According to a report in The Assam Tribune, a new class of materials, High-Entropy Alloys (HEAs), has attracted the attention of researchers and industry worldwide in recent years.

HEAs contain several metals in nearly equal amounts that fall under the category of Multi-Principal Element Alloys (MPEAs).

HEAs offer more combinations than traditional alloys and often showcase excellent strength and stability at high temperatures. Many high-performance HEAs used in areas such as aerospace engines, gas turbines, and nuclear power plants employ CRMs such as tantalum, niobium, tungsten, and hafnium. These elements are expensive, difficult to mine, and available in limited quantities.

Heavy reliance on such materials increases import dependence, strains supply chains, and adds environmental pressure due to mining. To address this challenge, the research team led by IIT Guwahati developed a machine learning-assisted alloy design framework that focuses on identifying MPEAs that avoid the most critical raw materials. 

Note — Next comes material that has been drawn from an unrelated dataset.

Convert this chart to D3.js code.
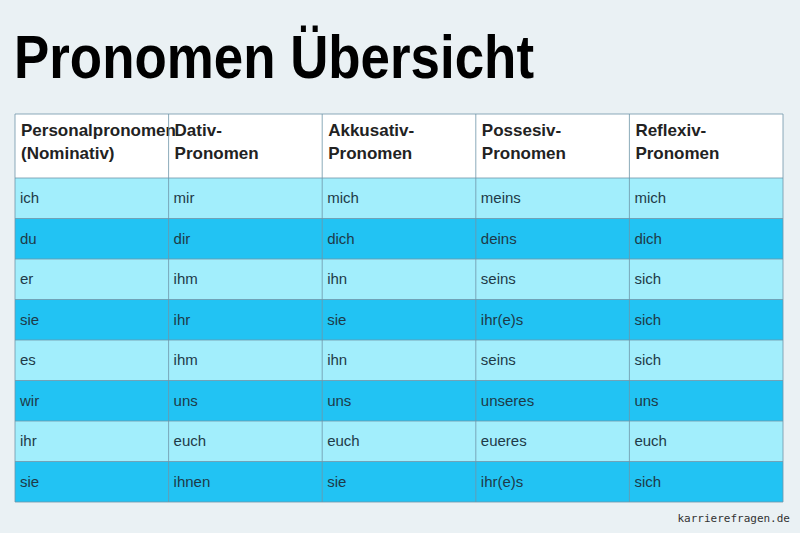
<!DOCTYPE html>
<html><head><meta charset="utf-8">
<script src="https://cdn.jsdelivr.net/npm/d3@7"></script>
<style>body{margin:0;background:#eaf1f4}</style>
</head><body>
<script>
const title = 'Pronomen Übersicht';
const headers = [['Personalpronomen', '(Nominativ)'], ['Dativ-', 'Pronomen'], ['Akkusativ-', 'Pronomen'], ['Possesiv-', 'Pronomen'], ['Reflexiv-', 'Pronomen']];
const rows = [
    ['ich', 'mir', 'mich', 'meins', 'mich'],
    ['du', 'dir', 'dich', 'deins', 'dich'],
    ['er', 'ihm', 'ihn', 'seins', 'sich'],
    ['sie', 'ihr', 'sie', 'ihr(e)s', 'sich'],
    ['es', 'ihm', 'ihn', 'seins', 'sich'],
    ['wir', 'uns', 'uns', 'unseres', 'uns'],
    ['ihr', 'euch', 'euch', 'eueres', 'euch'],
    ['sie', 'ihnen', 'sie', 'ihr(e)s', 'sich']
];
const source = 'karrierefragen.de';

const svg = d3.select(document.body).append('svg')
    .attr('width', 800).attr('height', 533);
svg.append('rect').attr('width', 800).attr('height', 533).attr('fill', '#eaf1f4');

svg.append('text').attr('x', 14).attr('y', 78)
    .attr('font-family', '"Liberation Sans Narrow", "Liberation Sans", sans-serif')
    .attr('font-weight', 'bold').attr('font-size', 62)
    .attr('textLength', 520).attr('lengthAdjust', 'spacingAndGlyphs')
    .attr('fill', '#000').text(title);

const x = d3.scaleBand().domain(d3.range(headers.length)).range([15, 783]);
const headerTop = 114, headerH = 64;
const y = d3.scaleBand().domain(d3.range(rows.length)).range([headerTop + headerH, 502]);

const g = svg.append('g');
g.append('rect').attr('x', 15).attr('y', headerTop).attr('width', 768).attr('height', headerH).attr('fill', '#fff');

g.selectAll('rect.row').data(rows).enter().append('rect').attr('class', 'row')
    .attr('x', 15).attr('y', (d, i) => y(i)).attr('width', 768).attr('height', y.bandwidth())
    .attr('fill', (d, i) => i % 2 ? '#22c3f3' : '#a2eefc');

headers.forEach((h, c) => {
    h.forEach((line, k) => {
        g.append('text').attr('x', x(c) + 6).attr('y', headerTop + 22 + k * 23)
            .attr('font-family', '"Liberation Sans Narrow", "Liberation Sans", sans-serif')
            .attr('font-weight', 'bold').attr('font-size', 17).attr('fill', '#222')
            .text(line);
    });
});

rows.forEach((r, i) => {
    r.forEach((v, c) => {
        g.append('text').attr('x', x(c) + 5).attr('y', y(i) + y.bandwidth() / 2 + 5)
            .attr('font-family', 'Helvetica, "Liberation Sans", Arial, sans-serif')
            .attr('font-size', 15).attr('fill', '#1e3a48').text(v);
    });
});

// grid lines
const lines = g.append('g').attr('stroke', '#6f96a8').attr('stroke-width', 0.8);
d3.range(headers.length + 1).forEach(c => {
    const xx = c < headers.length ? x(c) : 783;
    lines.append('line').attr('x1', xx).attr('x2', xx).attr('y1', headerTop).attr('y2', 502);
});
[headerTop].concat(d3.range(rows.length).map(i => y(i)), [502]).forEach(yy => {
    lines.append('line').attr('x1', 15).attr('x2', 783).attr('y1', yy).attr('y2', yy);
});

svg.append('text').attr('x', 790).attr('y', 522).attr('text-anchor', 'end')
    .attr('font-family', '"DejaVu Sans Mono", monospace').attr('font-size', 11)
    .attr('fill', '#333').text(source);
</script>
</body></html>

The researchers first grouped CRMs into three levels based on supply risk, economic importance, and global availability. They created a database of 3,608 alloy compositions, focusing mainly on simple alloy systems built from elements that are not critically scarce. The Extra Trees Regressor model was combined with different optimisation techniques inspired by natural processes to search for alloy compositions that deliver high hardness without using CRMs. A CRM-free alloy, Ti-Ni-Fe-Cu, was identified. The research team developed the newly proposed Ti-Ni-Fe-Cu alloy at a laboratory scale at IIT Kanpur and found its measured hardness to closely match the predicted value, confirming that the AI-based method works in practice.